While most plants are lying dormant, a few winter stars are preparing to take centre stage. Lenten roses, coloured-twig dogwoods and conifers with foliage that become more brilliant in winter can all help your garden to shine among the bare stems.
Lenten rose is a flowering perennial which begins blooming in January and continues through March. They thrive in dappled shade, and seem to light up the perennial border with their multiu-colourd blooms. There are many new varieties available in the garden centres and nurseries.

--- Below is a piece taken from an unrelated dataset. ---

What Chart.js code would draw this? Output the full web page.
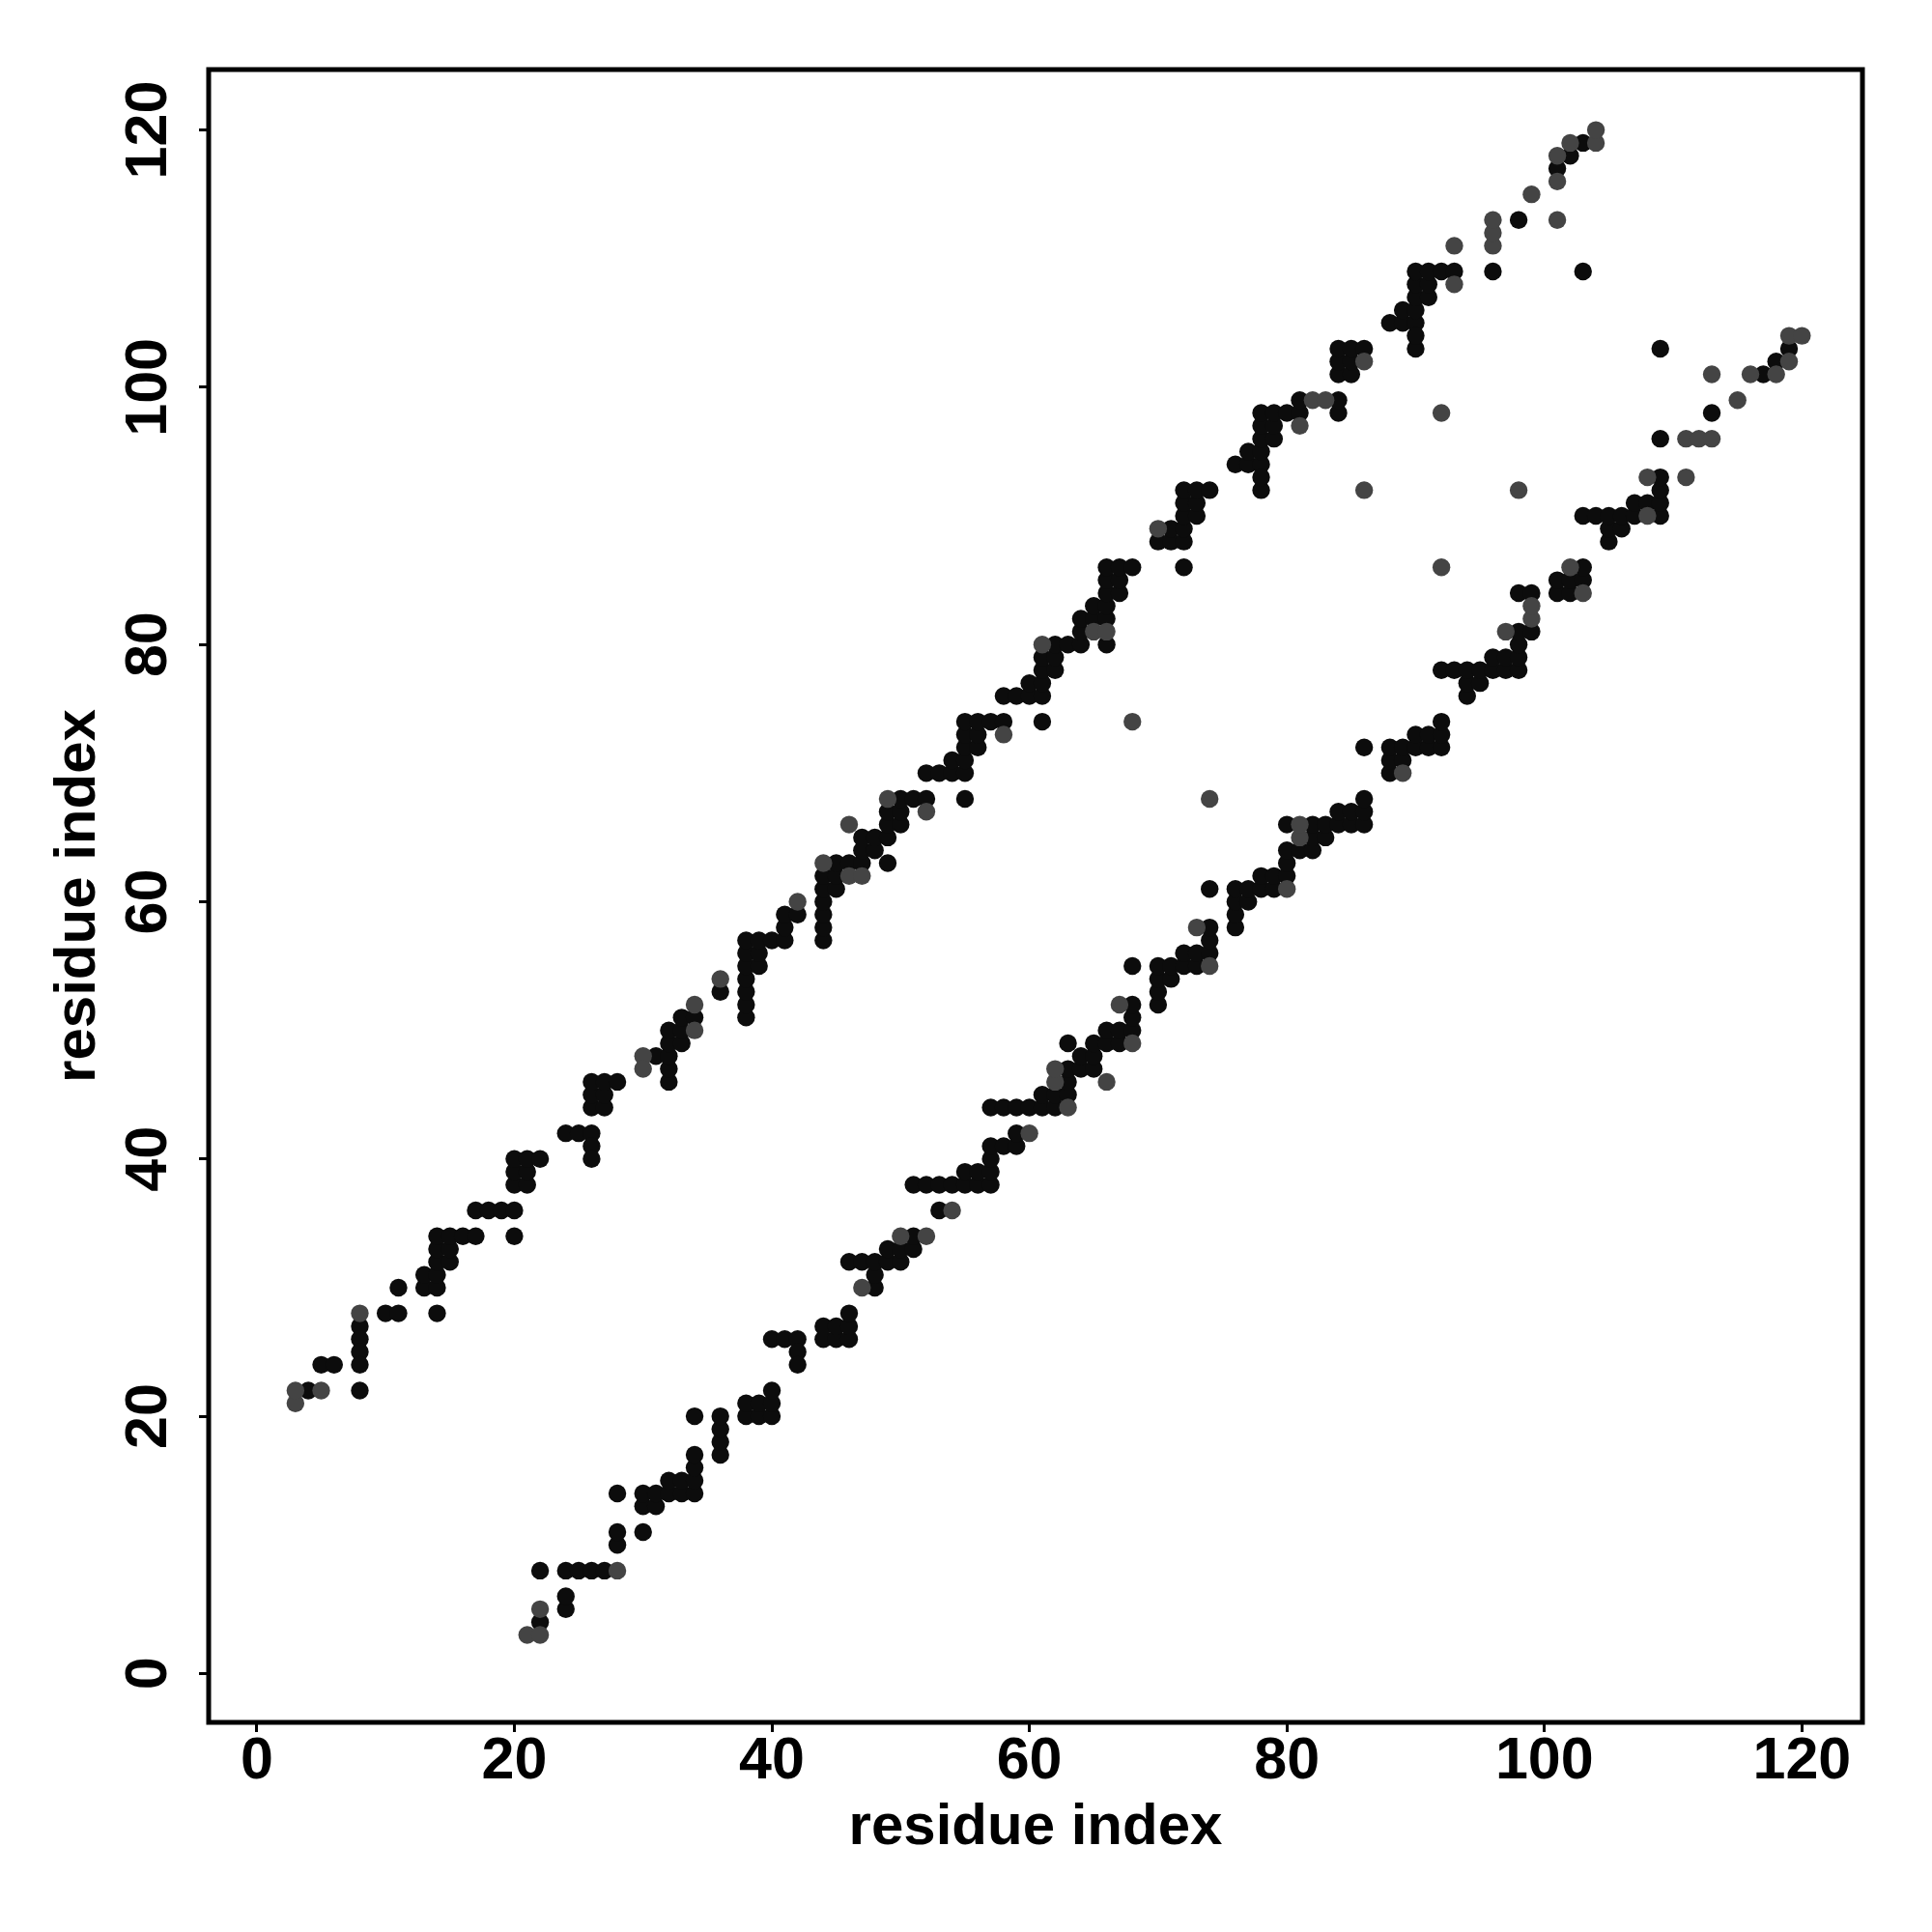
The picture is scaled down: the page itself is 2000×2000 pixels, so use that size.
<!DOCTYPE html>
<html>
<head>
<meta charset="utf-8">
<title>residue contacts</title>
<script src="https://cdn.jsdelivr.net/npm/chart.js@4.4.0/dist/chart.umd.min.js"></script>
<style>
  html, body { margin: 0; padding: 0; background: #fff; }
  canvas { display: block; }
</style>
</head>
<body>
<canvas id="contactChart" width="2000" height="2000"></canvas>
<script>
// [residue i, residue j] pairs, split by dot shade
const upperDark = [
  [4,22],[5,24],[6,24],[8,27],[8,26],[8,25],[8,24],[8,22],[10,28],[11,28],[11,30],[14,28],
  [13,30],[13,31],[14,30],[14,31],[14,32],[15,32],[14,33],[15,33],[14,34],[15,34],[16,34],[17,34],
  [17,36],[18,36],[19,36],[20,36],[20,34],[20,38],[20,39],[20,40],[21,38],[21,39],[21,40],[22,40],
  [24,42],[25,42],[26,42],[26,41],[26,40],[26,44],[26,45],[26,46],[27,44],[27,45],[27,46],[28,46],[31,48],
  [32,46],[32,47],[32,48],[32,49],[32,50],[33,49],[33,50],[33,51],[34,51],[36,53],
  [38,51],[38,52],[38,53],[38,54],[38,55],[38,56],[38,57],[39,55],[39,56],[39,57],[40,57],
  [41,57],[41,58],[41,59],[42,59],[44,57],[44,58],[44,59],[44,60],[44,61],[44,62],[45,61],[45,62],[45,63],
  [46,63],[47,63],[47,64],[47,65],[48,64],[48,65],[49,63],[49,65],[49,66],[49,67],[50,66],[50,67],[50,68],
  [51,68],[52,68],[52,70],[53,70],[54,70],[54,71],[55,68],[55,70],[55,71],[55,72],[55,73],[55,74],
  [56,72],[56,73],[56,74],[57,74],[58,74],[61,74],
  [58,76],[59,76],[60,76],[61,76],[60,77],[61,77],[61,78],[62,78],[61,79],[62,79],[62,80],[63,80],[64,80],
  [66,80],[64,81],[64,82],[65,82],[66,82],[65,83],[66,83],[66,84],[67,84],[66,85],[67,85],[66,86],[67,86],
  [68,86],[72,86],[70,88],[71,88],[72,88],[71,89],[72,89],[72,90],[73,90],[72,91],[73,91],[72,92],[73,92],
  [74,92],[76,94],[77,94],[78,94],[77,95],[78,95],[78,92],[78,93],[78,96],[79,96],[78,97],[79,97],
  [78,98],[79,98],[80,98],[81,98],[81,99],
  [84,98],[84,99],[84,101],[85,101],[84,102],[85,102],[84,103],[85,103],[86,103],[88,105],[89,105],[90,105],
  [89,106],[90,106],[90,103],[90,104],[90,107],[91,107],[90,108],[91,108],[90,109],[91,109],[92,109],[93,109],
  [96,109],[98,113],[103,109],[101,117],[102,118],[103,119]
];
const upperGrey = [
  [3,21],[3,22],[5,22],[8,28],[30,48],[30,47],[34,52],[34,50],[36,54],[42,60],[44,63],[46,62],[47,62],
  [46,66],[49,68],[52,67],[58,73],[68,74],[61,80],[65,81],[66,81],[70,89],[81,97],[82,99],[83,99],[86,92],
  [92,98],[86,102],[93,108],[93,111],[96,111],[96,112],[96,113],[99,115],[101,113],[101,116],[101,118],
  [102,119],[104,119],[104,120]
];
const lowerDark = [
  [22,4],[24,5],[24,6],[22,8],[24,8],[25,8],[26,8],[27,8],[28,10],[28,11],[30,11],[28,14],[30,13],[31,13],
  [30,14],[31,14],[32,14],[33,14],[34,14],[32,15],[33,15],[34,15],[34,16],[34,17],[34,20],[36,17],[36,18],
  [36,19],[36,20],[38,20],[39,20],[40,20],[38,21],[39,21],[40,21],[40,22],[40,26],[41,26],[42,26],[42,25],
  [42,24],[44,26],[45,26],[46,26],[44,27],[45,27],[46,27],[46,28],[46,32],
  [48,30],[48,31],[47,32],[48,32],[49,32],[50,32],[49,33],[50,33],[51,33],[51,34],[53,36],[51,38],[52,38],
  [53,38],[54,38],[55,38],[56,38],[57,38],[55,39],[56,39],[57,39],[57,40],[57,41],[58,41],[59,41],[59,42],
  [57,44],[58,44],[59,44],[60,44],[61,44],[62,44],[61,45],[62,45],[63,45],[63,46],[63,47],[64,47],[65,47],
  [64,48],[65,48],[63,49],[65,49],[66,49],[67,49],[66,50],[67,50],[68,50],[68,51],[68,52],[68,55],
  [70,52],[70,53],[70,54],[71,54],[70,55],[71,55],
  [72,55],[72,56],[73,55],[73,56],[74,56],[74,57],[74,58],[74,61],[76,58],[76,59],[76,60],[76,61],[77,60],
  [77,61],[78,61],[78,62],[79,61],[79,62],[80,62],[80,63],[80,64],[81,64],[82,64],[80,66],[82,65],[82,66],
  [83,65],[83,66],[84,66],[84,67],[85,66],[85,67],[86,66],[86,67],[86,68],[86,72],[88,70],[88,71],[88,72],
  [89,71],[89,72],[90,72],[90,73],[91,72],[91,73],[92,72],[92,73],[92,74],[92,78],[93,78],[94,76],[94,77],
  [94,78],[95,77],[95,78],[96,78],[96,79],[97,78],[97,79],[98,78],[98,79],[98,80],[98,81],[99,81],
  [98,84],[99,84],[101,84],[102,84],[101,85],[102,85],[103,85],[103,86],[105,88],[105,89],[106,89],[103,90],
  [104,90],[105,90],[106,90],[107,90],[109,90],[107,91],[108,91],[109,91],[109,92],[109,93],[109,96],
  [113,98],[109,103],[117,101],[118,102],[119,103]
];
const lowerGrey = [
  [21,3],[22,3],[22,5],[28,8],[47,30],[50,34],[52,34],[54,36],[60,42],[63,44],[62,46],[62,47],[66,46],
  [68,49],[67,52],[74,55],[73,58],[74,68],[80,61],[81,65],[81,66],[89,70],[97,81],[99,82],[99,83],[98,92],
  [92,86],[103,84],[102,86],[108,90],[108,93],[111,93],[111,96],[112,96],[113,96],[115,99],[113,101],
  [116,101],[118,101],[119,102],[119,104],[120,104]
];
const tickValues = [0, 20, 40, 60, 80, 100, 120];
const axisTitle = 'residue index';

const FONT = '"Liberation Sans", Arial, Helvetica, sans-serif';

function toPoints(pairs) {
  return pairs.map(p => ({ x: p[0], y: p[1] }));
}

// full frame around the plot + rotated y tick labels
const framePlugin = {
  id: 'frame',
  afterDraw(chart) {
    const ctx = chart.ctx;
    const a = chart.chartArea;
    ctx.save();
    ctx.strokeStyle = '#000';
    ctx.lineWidth = 5;
    ctx.strokeRect(a.left, a.top, a.right - a.left, a.bottom - a.top);

    const ys = chart.scales.y;
    ctx.fillStyle = '#000';
    ctx.font = 'bold 61px ' + FONT;
    ctx.textAlign = 'center';
    ctx.textBaseline = 'alphabetic';
    tickValues.forEach(v => {
      ctx.save();
      ctx.translate(172, ys.getPixelForValue(v));
      ctx.rotate(-Math.PI / 2);
      ctx.fillText(String(v), 0, 0);
      ctx.restore();
    });
    ctx.restore();
  }
};

const setTicks = scale => {
  scale.ticks = tickValues.map(v => ({ value: v }));
};

new Chart(document.getElementById('contactChart'), {
  type: 'scatter',
  data: {
    datasets: [
      { label: 'grey', data: toPoints(upperGrey.concat(lowerGrey)), backgroundColor: '#444444' },
      { label: 'dark', data: toPoints(upperDark.concat(lowerDark)), backgroundColor: '#0c0c0c' }
    ]
  },
  options: {
    responsive: false,
    devicePixelRatio: 1,
    animation: false,
    layout: { padding: { top: 72, right: 72, left: 0, bottom: 0 } },
    elements: { point: { radius: 9.2, borderWidth: 0, hoverRadius: 9.2 } },
    plugins: { legend: { display: false }, tooltip: { enabled: false } },
    scales: {
      x: {
        type: 'linear',
        position: 'bottom',
        min: -3.74,
        max: 124.7,
        afterBuildTicks: setTicks,
        afterFit: s => { s.height = 217; },
        grid: { drawOnChartArea: false, drawTicks: true, tickLength: 10, tickWidth: 3, tickColor: '#000' },
        border: { display: false },
        ticks: {
          color: '#000',
          font: { family: FONT, size: 61, weight: 'bold' },
          padding: -5,
          maxRotation: 0,
          autoSkip: false
        },
        title: {
          display: true,
          text: axisTitle,
          color: '#000',
          font: { family: FONT, size: 60, weight: 'bold' },
          padding: { top: 0, bottom: 72 }
        }
      },
      y: {
        type: 'linear',
        position: 'left',
        min: -3.8,
        max: 124.7,
        afterBuildTicks: setTicks,
        afterFit: s => { s.width = 216; },
        grid: { drawOnChartArea: false, drawTicks: true, tickLength: 10, tickWidth: 3, tickColor: '#000' },
        border: { display: false },
        ticks: { display: false },
        title: {
          display: true,
          text: axisTitle,
          color: '#000',
          font: { family: FONT, size: 60, weight: 'bold' },
          padding: { top: 45, bottom: 0 }
        }
      }
    }
  },
  plugins: [framePlugin]
});
</script>
</body>
</html>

Coloured-twig dogwoods are a great choice for winter colour. When they lose their leaves, they reveal bright red, yellow or orange stems that look good against a backdrop of dormant grasses or evergreen shrubs. Coloured-twig dogwoods grow in full sun to part shade and reach about four to 10 feet tall. Midwinter Fire is good for sunset colours and has a dwarf habit.
There are some neat types of conifers that good look good in the winter garden. Consider Techny Gold which has brilliant gold foliage which intensifies in the winter cold. Many Japanese plume cedars turn an attractive purple-bronze in winter.
Colourful containers add immediate cheer
Pots are a perfect way to bring fast colour to any area of the garden. Place them by the door to greet visitors, or use them to draw the eye to a focal point.
Ornamental grasses make a great centre piece for a winter container planting. Evergreen grasses include sedges like Crex ‘Toffee Twist’, variegated sweet flag and silver spear. You can fill the bare spots in containers with winter-growing annuals like pansies and violas, cyclamen and primroses.
Birds are the unsung heroes of the winter garden and here are a few things you can do to encourage them into your garden. First, leave dormant perennials such as ornamental grasses, coneflower and others to stand over the winter. Apart from the structural interest their seeds can provide winter feed for birds and don’t forget to provide a winter water source for birds.